Would you look at that, a whole other week has gone, and what a crazy one at that. After Easter break, we dived straight back in to rehearsing. Our goal was to have act one of the book done by Wednesday so we could have a super rough run though.
Let me tell you. I was freaking out. I was making deals with the gods, telling them that I would be better if I could learn my lines faster. I do not know if they heard me or if I had really just put in the time and effort to learn my lines. (More than likely the latter was what happened, but we wont tell any one that, wink.) I was pleasantly surprised that I knew the concept of every line that I had. Granted I did not know the exact wording, but I knew what the character was saying! I was not sure why I had been so hard on myself, earlier in the week. Everyone there was very understanding and thought that I did a really good job with the whole act. And can I just say that I was pretty proud of myself as well.

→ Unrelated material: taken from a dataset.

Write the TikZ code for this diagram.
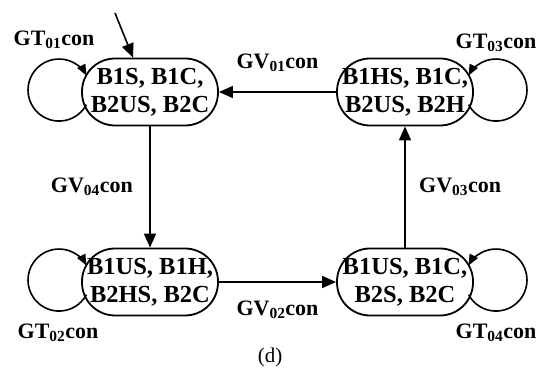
\documentclass[tikz,border=0pt]{standalone}
\usepackage{fontspec}
\setmainfont{Liberation Serif}
\usepackage{tikz}
\usetikzlibrary{arrows.meta}

\tikzset{
  state/.style={draw, fill=white, line width=1.8pt, rounded corners=33pt,
    minimum width=136pt, minimum height=67pt, inner sep=0pt, align=center,
    font=\bfseries\fontsize{24.5}{28}\selectfont},
  lbl/.style={font=\bfseries\fontsize{22}{26}\selectfont},
  trans/.style={-{Triangle[length=14pt,width=12pt]}, line width=1.6pt},
  selfloop/.style={-{Triangle[length=11pt,width=9pt]}, line width=1.6pt}
}

\begin{document}
\begin{tikzpicture}[x=1pt,y=1pt]
  \useasboundingbox (0,0) rectangle (540,380);

  \draw (150,288) node[state] (s1) {B1S, B1C,\\B2US, B2C};
  \draw (405,288) node[state] (s2) {B1HS, B1C,\\B2US, B2H};
  \draw (150,98) node[state] (s3) {B1US, B1H,\\B2HS, B2C};
  \draw (405,98) node[state] (s4) {B1US, B1C,\\B2S, B2C};
  \coordinate (init) at (115,367);

  \draw (54,340) node[lbl] (gt1) {GT\textsubscript{01}con};
  \draw (58,47) node[lbl] (gt2) {GT\textsubscript{02}con};
  \draw (496,337) node[lbl] (gt3) {GT\textsubscript{03}con};
  \draw (496,47) node[lbl] (gt4) {GT\textsubscript{04}con};
  \draw (270,23) node[font=\fontsize{21}{24}\selectfont] (cap) {(d)};

  \draw[trans] (init) -- ([xshift=-17pt]s1.north);

    \path[trans] (s2) edge node[lbl,above=16pt] {GV\textsubscript{01}con} (s1);
    \path[trans] (s3) edge node[lbl,below=15pt] {GV\textsubscript{02}con} (s4);
    \path[trans] (s4) edge node[lbl,right=10pt] {GV\textsubscript{03}con} (s2);
    \path[trans] (s1) edge node[lbl,left=13pt] {GV\textsubscript{04}con} (s3);

  % self loops
  \draw[selfloop] ([shift={(-63.6,-12.6)}]s1.center) arc[start angle=-28, end angle=-332, radius=31pt];
  \draw[selfloop] ([shift={(-63.6,-12.6)}]s3.center) arc[start angle=-28, end angle=-332, radius=31pt];
  \draw[selfloop] ([shift={(63.6,-12.6)}]s2.center) arc[start angle=208, end angle=512, radius=31pt];
  \draw[selfloop] ([shift={(63.6,-12.6)}]s4.center) arc[start angle=208, end angle=512, radius=31pt];

\end{tikzpicture}
\end{document}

There are other things that happen that make the process of the show more stressful. Actors keep dropping the show. Just two days ago, the actor that played General Tilney had to call it quits. I can understand why someone would need to drop that play. Their life was too crazy I guess, and the show could have just added the right amount of stress that was too much. I can’t help and sound self centered when I complain about the actors leaving. Just think about how hard it’s going to be when we get the replacements. They are going to have to learn all of the scenes and that takes away from other rehearsal time.